Now Mr Dill has taken his battle to the Court of Appeal, insisting the urns are not 'buildings' and should never have been listed in the first place.

His barrister, Richard Harwood QC, said the consequences of the planning row could be "very serious" for Mr Dill.

If he fails to track down the urns and return them, he could be fined or even jailed if convicted of breaching the enforcement notice. The offence is one of "strict liability" and it will be no defence for Mr Dill to say he acted reasonably, three senior judges were told.

Planners have, however, taken a firm line, arguing that to grant retrospective consent for the urns' removal would set "an extremely dangerous precedent".

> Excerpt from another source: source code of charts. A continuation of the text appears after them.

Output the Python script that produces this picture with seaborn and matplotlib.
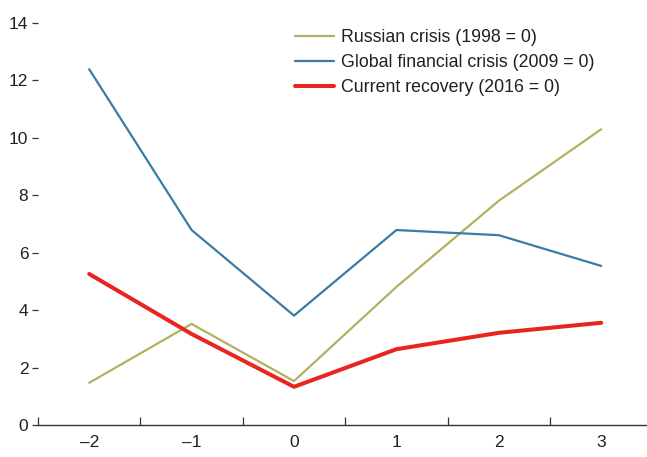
import numpy as np
import pandas as pd
import matplotlib
matplotlib.use("Agg")
import matplotlib.pyplot as plt
import seaborn as sns

# years relative to the event (0 = crisis / recovery year)
years = [-2, -1, 0, 1, 2, 3]
russian = [1.47, 3.52, 1.53, 4.81, 7.81, 10.30]
global_fin = [12.39, 6.79, 3.81, 6.79, 6.61, 5.54]
current = [5.26, 3.17, 1.33, 2.64, 3.21, 3.56]

labels = ["Russian crisis (1998 = 0)",
          "Global financial crisis (2009 = 0)",
          "Current recovery (2016 = 0)"]
colors = ["#b5b05f", "#3a7ca6", "#e8251f"]
widths = [1.6, 1.6, 2.9]

sns.set_style("white")
plt.rcParams['font.family'] = ['Liberation Sans', 'DejaVu Sans']
plt.rcParams['text.color'] = '#231f20'
plt.rcParams['xtick.color'] = '#231f20'
plt.rcParams['ytick.color'] = '#231f20'

fig = plt.figure(figsize=(6.47, 4.57), dpi=100)
ax = fig.add_axes([38 / 647, 1 - 425 / 457, 1 - 38 / 647, (425 - 23) / 457])

for vals, lab, c, w in zip([russian, global_fin, current], labels, colors, widths):
    d = pd.DataFrame({"year": years, "value": vals})
    sns.lineplot(data=d, x="year", y="value", ax=ax, color=c, linewidth=w, label=lab)

ax.set_xlim(-2.5, 3.447)
ax.set_ylim(0, 14)
ax.set_xlabel("")
ax.set_ylabel("")

for s in ["top", "right", "left"]:
    ax.spines[s].set_visible(False)
ax.spines["bottom"].set_color("#333333")
ax.spines["bottom"].set_linewidth(1.0)

ax.set_yticks(np.arange(0, 15, 2))
ax.tick_params(axis="y", direction="out", length=4, width=0.9, color="#333333",
               pad=3, labelsize=12.5, left=True)
ax.set_xticks(np.arange(-2.5, 3.0, 1.0))
ax.set_xticklabels([])
ax.set_xticks(years, minor=True)
ax.set_xticklabels([f"{v}".replace("-", "\u2013") for v in years], minor=True)
ax.tick_params(axis="x", which="major", direction="in", length=6, width=0.9,
               color="#333333", bottom=True)
ax.tick_params(axis="x", which="minor", length=0, pad=7, labelsize=12.5)

ax.legend(loc="upper left", bbox_to_anchor=(0.422, 0.985), frameon=False,
          fontsize=12.8, handlelength=2.2, handletextpad=0.4, labelspacing=0.46,
          borderaxespad=0, borderpad=0)

fig.savefig("out.png", dpi=100)
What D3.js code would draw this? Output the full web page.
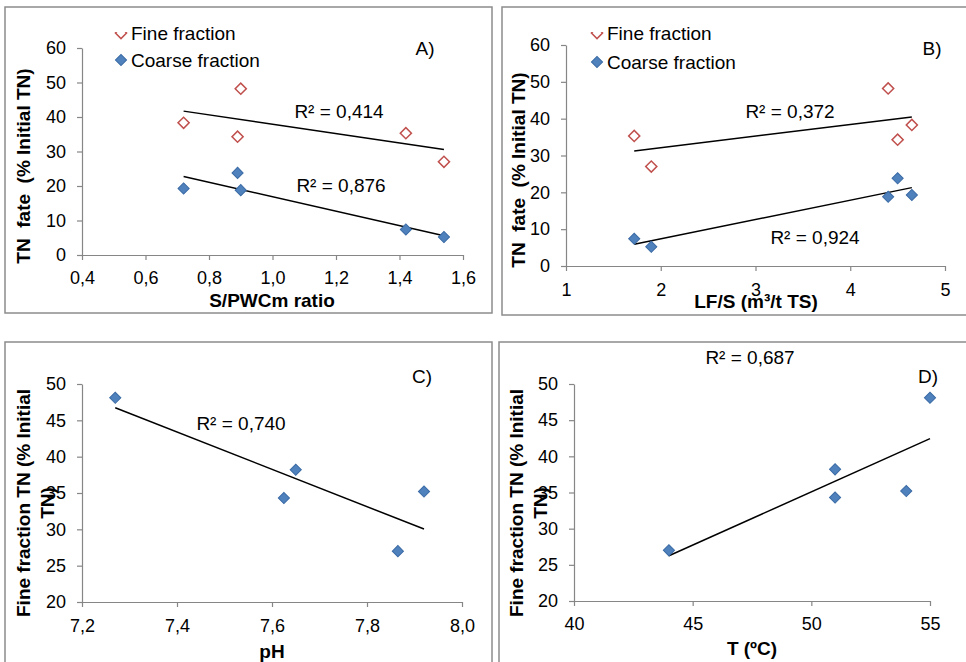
<!DOCTYPE html>
<html>
<head lang="en">
    <meta charset="UTF-8">
    <title>TN fate</title>
    <style>
        body { margin: 0; background: #fff; }
        text { font-family: "Liberation Sans", Arial, sans-serif; fill: #000; }
    </style>
</head>
<body>
<div id="chart"></div>
<script src="https://cdnjs.cloudflare.com/ajax/libs/d3/7.8.5/d3.min.js"></script>
<script>
// --- data ---
var ratioSPWC = [0.72, 0.89, 0.90, 1.42, 1.54];
var fineByRatio = [38.3, 34.3, 48.2, 35.3, 27.0];
var coarseByRatio = [19.3, 23.8, 18.8, 7.4, 5.2];

var lfS = [1.72, 1.90, 4.40, 4.50, 4.65];
var fineByLFS = [35.3, 27.0, 48.2, 34.3, 38.3];
var coarseByLFS = [7.4, 5.2, 18.8, 23.8, 19.3];

var pHValues = [7.27, 7.625, 7.65, 7.865, 7.92];
var tempC = [55, 51, 51, 44, 54];
var fineFractionTN = [48.1, 34.3, 38.2, 27.0, 35.2];

var ticksRatio = [0.4, 0.6, 0.8, 1.0, 1.2, 1.4, 1.6];
var ticksLFS = [1, 2, 3, 4, 5];
var ticksPH = [7.2, 7.4, 7.6, 7.8, 8.0];
var ticksT = [40, 45, 50, 55];
var ticksFate = [0, 10, 20, 30, 40, 50, 60];
var ticksFine = [20, 25, 30, 35, 40, 45, 50];

var r2Labels = ["R\u00b2 = 0,414", "R\u00b2 = 0,876", "R\u00b2 = 0,372", "R\u00b2 = 0,924", "R\u00b2 = 0,740", "R\u00b2 = 0,687"];
var legendNames = ["Fine fraction", "Coarse fraction"];

var svg = d3.select("#chart").append("svg")
        .attr("width", 966)
        .attr("height", 662);

var axisColor = "#868686";
var comma1 = function (v) { return d3.format(".1f")(v).replace(".", ","); };
var diamond = d3.symbol().type(d3.symbolSquare).size(62);

// least squares fit, drawn between min and max x
function fitLine(xs, ys) {
    var mx = d3.mean(xs), my = d3.mean(ys);
    var sxy = d3.sum(xs, function (x, i) { return (x - mx) * (ys[i] - my); });
    var sxx = d3.sum(xs, function (x) { return (x - mx) * (x - mx); });
    var b = sxy / sxx, a = my - b * mx;
    var ext = d3.extent(xs);
    return ext.map(function (x) { return [x, a + b * x]; });
}

function drawPanel(p) {
    var g = svg.append("g");

    g.append("rect")
        .attr("x", p.frame[0]).attr("y", p.frame[1])
        .attr("width", p.frame[2]).attr("height", p.frame[3])
        .attr("fill", "none").attr("stroke", "#8c8c8c").attr("stroke-width", 1.5);

    var x = d3.scaleLinear().domain(p.xDomain).range(p.xRange);
    var y = d3.scaleLinear().domain(p.yDomain).range(p.yRange);

    var xAxis = g.append("g")
        .attr("transform", "translate(0," + p.yRange[0] + ")")
        .call(d3.axisBottom(x).tickValues(p.xTicks).tickFormat(p.xFormat)
            .tickSize(5).tickSizeOuter(0).tickPadding(p.xPad));
    var yAxis = g.append("g")
        .attr("transform", "translate(" + p.xRange[0] + ",0)")
        .call(d3.axisLeft(y).tickValues(p.yTicks).tickFormat(d3.format("d"))
            .tickSize(5).tickSizeOuter(0).tickPadding(11));

    [xAxis, yAxis].forEach(function (ax) {
        ax.select(".domain").attr("stroke", axisColor).attr("stroke-width", 1.2);
        ax.selectAll(".tick line").attr("stroke", axisColor).attr("stroke-width", 1.2);
        ax.selectAll("text").attr("font-size", 18)
            .style("font-family", "'Liberation Sans', Arial, sans-serif").attr("fill", "#000");
    });

    // trendlines under markers
    p.series.forEach(function (s) {
        g.append("path")
            .datum(fitLine(p.xs, s.values))
            .attr("fill", "none").attr("stroke", "#000").attr("stroke-width", 1.5)
            .attr("d", d3.line().x(function (d) { return x(d[0]); }).y(function (d) { return y(d[1]); }));
    });

    p.series.forEach(function (s) {
        g.selectAll(null)
            .data(s.values)
            .enter().append("path")
            .attr("d", diamond)
            .attr("transform", function (d, i) {
                return "translate(" + x(p.xs[i]) + "," + y(d) + ") rotate(45)";
            })
            .attr("fill", s.fill).attr("stroke", s.stroke).attr("stroke-width", s.sw);
    });

    p.r2.forEach(function (r) {
        g.append("text").attr("x", r[1]).attr("y", r[2])
            .attr("text-anchor", "middle").attr("dominant-baseline", "central")
            .attr("font-size", 19).text(r[0]);
    });

    g.append("text").attr("x", p.tag[1]).attr("y", p.tag[2])
        .attr("text-anchor", "middle").attr("dominant-baseline", "central")
        .attr("font-size", 19).text(p.tag[0]);

    g.append("text").attr("x", p.xTitle[1]).attr("y", p.xTitle[2])
        .attr("text-anchor", "middle").attr("dominant-baseline", "central")
        .attr("font-size", 19).attr("font-weight", "bold")
        .text(p.xTitle[0]);

    // y title, may be two lines
    var yt = g.append("text")
        .attr("transform", "translate(" + p.yTitle[1] + "," + p.yTitle[2] + ") rotate(-90)")
        .attr("text-anchor", "middle")
        .attr("font-size", 19).attr("font-weight", "bold");
    p.yTitle[0].forEach(function (line, i) {
        yt.append("tspan").attr("x", 0).attr("y", i * 24 + 7).text(line);
    });

    if (p.legend) {
        var clipId = "clip" + p.tag[0].charAt(0);
        svg.append("clipPath").attr("id", clipId)
            .append("rect").attr("x", p.legend[0] - 8).attr("y", p.legend[1] - 1)
            .attr("width", 16).attr("height", 10);
        p.series.forEach(function (s, i) {
            var ly = p.legend[1 + i];
            var holder = g.append("g");
            if (i === 0) holder.attr("clip-path", "url(#" + clipId + ")");
            holder.append("path").attr("d", diamond)
                .attr("transform", "translate(" + p.legend[0] + "," + ly + ") rotate(45)")
                .attr("fill", s.fill).attr("stroke", s.stroke).attr("stroke-width", s.sw);
            g.append("text").attr("x", p.legend[0] + 10).attr("y", ly)
                .attr("dominant-baseline", "central").attr("font-size", 19)
                .text(legendNames[i]);
        });
    }
}

var fineStyle = { fill: "#fff", stroke: "#C0504D", sw: 1.5 };
var coarseStyle = { fill: "#4F81BD", stroke: "#3B6BA5", sw: 1 };

drawPanel({
    frame: [5, 7, 487, 306],
    xDomain: [0.4, 1.6], xRange: [82, 463], xTicks: ticksRatio, xFormat: comma1, xPad: 11,
    yDomain: [0, 60], yRange: [255, 48], yTicks: ticksFate,
    xs: ratioSPWC,
    series: [Object.assign({ values: fineByRatio }, fineStyle), Object.assign({ values: coarseByRatio }, coarseStyle)],
    r2: [[r2Labels[0], 339, 111], [r2Labels[1], 341, 185]],
    tag: ["A)", 425, 48],
    xTitle: ["S/PWCm ratio", 272, 300],
    yTitle: [["TN\u00a0 fate\u00a0 (% Initial TN)"], 23, 166],
    legend: [121, 33, 60]
});

drawPanel({
    frame: [502, 7, 470, 308],
    xDomain: [1, 5], xRange: [566, 945], xTicks: ticksLFS, xFormat: d3.format("d"), xPad: 12,
    yDomain: [0, 60], yRange: [266, 45], yTicks: ticksFate,
    xs: lfS,
    series: [Object.assign({ values: fineByLFS }, fineStyle), Object.assign({ values: coarseByLFS }, coarseStyle)],
    r2: [[r2Labels[2], 790, 111], [r2Labels[3], 815, 237]],
    tag: ["B)", 932, 48],
    xTitle: ["LF/S (m\u00b3/t TS)", 756, 301],
    yTitle: [["TN\u00a0 fate\u00a0 (% Initial TN)"], 518, 170],
    legend: [597, 33, 62]
});

drawPanel({
    frame: [5, 342, 487, 330],
    xDomain: [7.2, 8.0], xRange: [82, 462], xTicks: ticksPH, xFormat: comma1, xPad: 12,
    yDomain: [20, 50], yRange: [602, 384], yTicks: ticksFine,
    xs: pHValues,
    series: [Object.assign({ values: fineFractionTN }, coarseStyle)],
    r2: [[r2Labels[4], 241, 423]],
    tag: ["C)", 422, 376],
    xTitle: ["pH", 272, 651],
    yTitle: [["Fine fraction TN (% Initial", "TN)"], 23, 503]
});

drawPanel({
    frame: [499, 342, 475, 330],
    xDomain: [40, 55], xRange: [574, 930], xTicks: ticksT, xFormat: d3.format("d"), xPad: 11,
    yDomain: [20, 50], yRange: [601, 384], yTicks: ticksFine,
    xs: tempC,
    series: [Object.assign({ values: fineFractionTN }, coarseStyle)],
    r2: [[r2Labels[5], 750, 357]],
    tag: ["D)", 928, 376],
    xTitle: ["T (\u00baC)", 752, 648],
    yTitle: [["Fine fraction TN (% Initial", "TN)"], 516, 503]
});
</script>
</body>
</html>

It could "potentially endanger the preservation of innumerable other designated heritage assets," said a government planning inspector.

Mr Harwood said the urns dated to about 1700 and were made for the Duke of Kent's estate at Wrest Park, in Bedfordshire.

They later passed into Mr Dill's family - his great-great grandfather once owned Wrest Park - and his ancestors took them with them whenever they moved.

His father brought them to Idlicote House in the early 1970s and they and their pedestals were listed in 1986.

Mr Dill was unaware of the listing when he sold them at auction for £55,000, the court heard.

Stratford-on-Avon District Council says the removal of the urns and pedestals "equated to demolition" and that "substantial harm had been caused".

The enforcement notice was later confirmed by a planning inspector, who pointed out that all sorts of structures - from telephone and post boxes to shipyard cranes, as well as "sculpture or statuary" - are on the listed buildings register.

Mr Dill's Appeal Court challenge now hinges on whether the urns and pedestals were "buildings" that were capable of being listed.

Lords Justice McCombe, Hickinbottom and Coulson are expected to reserve judgment on his appeal and give their ruling at a later date.